Nietzsche seems born for his particular brand of thinking, concluding relatively early in his scholarly life, influenced heavily by the work of Schopenhauer, that the greatest suffering is caused by pleasure-seeking; better to simply, through abstinence, aim to mitigate pain by embracing some measure of the inevitable discomfort of living. The goal here is obviously not enjoyment, but to preserve some measure of sanity which for Nietzsche is at odds with attempts to gain pleasure.  
“the harder we try to enjoy [life], the more enslaved we are by it, and so we [should] discard the goods of life and practice abstinence.”

This is not to imply that the philosopher successfully followed his own advice consistently (his death results from an unfortunate case of syphilis most certainly contracted in a Cologne brothel).  Periods of apparent simplicity and abstinence were frequently interrupted by violent pinnings for women who consistently rejected him - perhaps on account of the large mustache he wore, which appeared like the pelt of a small mammal, or perhaps because he was often painfully shy. 

As his thinking developed, so did a deep understanding of the inextricable link between joy and pain, pleasure and displeasure.
What if pleasure and displeasure were so tied together that whoever wanted to have as much as possible of one must also have as much as possible of the other… you have the choice: either as little displeasure as possible, painlessness in brief… or as much displeasure as possible as the price for the growth of an abundance of subtle pleasures and joys that have rarely been relished yet?
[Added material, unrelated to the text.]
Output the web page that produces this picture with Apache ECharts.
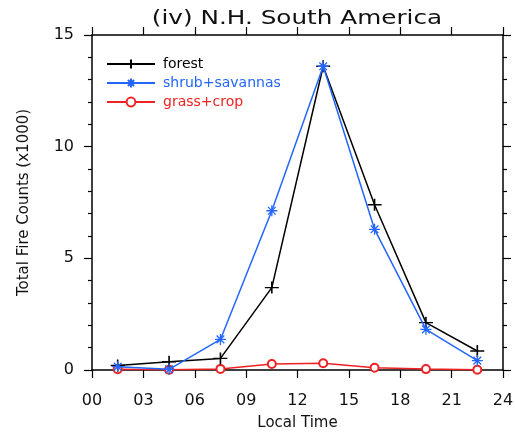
<!DOCTYPE html>
<html><head><meta charset="utf-8">
<script src="https://cdn.jsdelivr.net/npm/echarts@6/dist/echarts.min.js"></script>
<style>html,body{margin:0;padding:0;background:#fff}#c{width:515px;height:434px}</style>
</head><body><div id="c"></div>
<script>
const hours = [1.5, 4.5, 7.5, 10.5, 13.5, 16.5, 19.5, 22.5];
const forest = [0.2, 0.37, 0.52, 3.69, 13.6, 7.4, 2.12, 0.85];
const shrub = [0.15, 0.03, 1.37, 7.13, 13.6, 6.3, 1.82, 0.42];
const grass = [0.03, 0.01, 0.05, 0.27, 0.3, 0.1, 0.04, 0.01];
const xTicks = ['00','03','06','09','12','15','18','21','24'];
const titleText = '(iv) N.H. South America';

const zip = v => hours.map((h, i) => [h, v[i]]);
const FONT = 'DejaVu Sans';
const plus = 'path://M5,0L5,10M0,5L10,5';
const star = 'path://M5,0L5,10M0,5L10,5M1.5,1.5L8.5,8.5M1.5,8.5L8.5,1.5';

const chart = echarts.init(document.getElementById('c'), null, {renderer: 'canvas'});
const axisCommon = {
  axisLine: {show: true, onZero: false, lineStyle: {color: '#000', width: 1.5}},
  axisTick: {show: true, inside: false, length: 8, lineStyle: {color: '#000', width: 1.2}},
  splitLine: {show: false}
};
const minor = {show: true, splitNumber: 5, length: 4, lineStyle: {color: '#000', width: 1.2}};
chart.setOption({
  backgroundColor: '#fff',
  animation: false,
  graphic: [{
    type: 'text', x: 297, y: 19, scaleX: 1.3, z: 10,
    style: {text: titleText, fontFamily: FONT, fontSize: 19, fill: '#111',
      textAlign: 'center', textVerticalAlign: 'middle'}
  }],
  grid: {left: 92, right: 12, top: 35, bottom: 64, containLabel: false, outerBoundsMode: 'none'},
  legend: {
    orient: 'vertical', left: 101, top: 52, itemWidth: 48, itemHeight: 11, itemGap: 5,
    textStyle: {fontFamily: FONT, fontSize: 14, padding: [0, 0, 0, 3]},
    data: [
      {name: 'forest', textStyle: {color: '#000'}},
      {name: 'shrub+savannas', textStyle: {color: '#2266ff'}},
      {name: 'grass+crop', textStyle: {color: '#ee2222'}}
    ]
  },
  xAxis: [
    Object.assign({}, axisCommon, {type: 'value', min: 0, max: 24, interval: 3, position: 'bottom',
      name: 'Local Time', nameLocation: 'middle', nameGap: 46,
      nameTextStyle: {fontFamily: FONT, fontSize: 15, color: '#111'},
      axisLabel: {fontFamily: FONT, fontSize: 16, color: '#111', margin: 23,
        formatter: v => xTicks[Math.round(v / 3)]}}),
    Object.assign({}, axisCommon, {type: 'value', min: 0, max: 24, interval: 3, position: 'top',
      axisLabel: {show: false}})
  ],
  yAxis: [
    Object.assign({}, axisCommon, {type: 'value', min: 0, max: 15, interval: 5, position: 'left',
      name: 'Total Fire Counts (x1000)', nameLocation: 'middle', nameGap: 60,
      nameTextStyle: {fontFamily: FONT, fontSize: 15, color: '#111'},
      minorTick: minor,
      axisLabel: {fontFamily: FONT, fontSize: 16, color: '#111', margin: 18}}),
    Object.assign({}, axisCommon, {type: 'value', min: 0, max: 15, interval: 5, position: 'right',
      minorTick: minor, axisLabel: {show: false}})
  ],
  series: [
    {name: 'forest', type: 'line', data: zip(forest), symbol: plus, symbolSize: [14, 12],
      lineStyle: {color: '#000', width: 1.5},
      itemStyle: {color: '#000', borderColor: '#000', borderWidth: 1.5}, z: 3},
    {name: 'shrub+savannas', type: 'line', data: zip(shrub), symbol: star, symbolSize: [11, 11],
      lineStyle: {color: '#2266ff', width: 1.5},
      itemStyle: {color: '#2266ff', borderColor: '#2266ff', borderWidth: 1.3}, z: 4},
    {name: 'grass+crop', type: 'line', data: zip(grass), symbol: 'emptyCircle', symbolSize: 8,
      lineStyle: {color: '#ee2222', width: 1.5},
      itemStyle: {color: '#ee2222', borderColor: '#ee2222', borderWidth: 1.2}, z: 2}
  ]
});
</script></body></html>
If you decide for the former and desire to diminish and lower the level of human pain, you also have to diminish and lower the level of their capacity for joy.
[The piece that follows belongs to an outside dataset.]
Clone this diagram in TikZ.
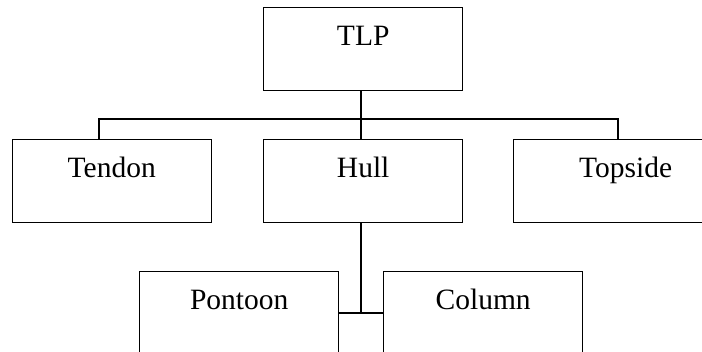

Very much a philosopher “of the mountains,” (for seven summers, he rented a cheap room in the mountains of southeastern Switzerland, which he felt to be “his real home.”) Nietzsche drew an analogy from his favorite surroundings to support his view on the duality of human experience:

When we behold those deeply-furrowed hollows in which glaciers have lain, we think it hardly possible that a time will come when a wooded, grassy valley, watered by streams, will spread itself out upon the same spot.  So, it is, too, in the history of mankind: the most savage forces beat a path, and are mainly destructive; but their work was none-the-less necessary, in order that later a gentler civilization might raise its house.  The frightful energies - those which are called evil - are the cyclopean architects and road makers of humanity.

His unfortunate death followed a state of rapidly debilitating madness that left him under care of his mother and sister. In reflecting on his work and those of his fellows across time and space, de Botton concludes with this potent truth, simple enough, but so difficult for human beings to fully understand:
“Not everything which makes us feel better is good for us.  Not everything which hurts may be bad.”  
Here’s a lesson for toddlers and five-year-olds (put the candy down, finish your broccoli, close your eyes even though you would dance and giggle all night), and yet even the most thoughtful among us may spend lifetimes learning what it really means.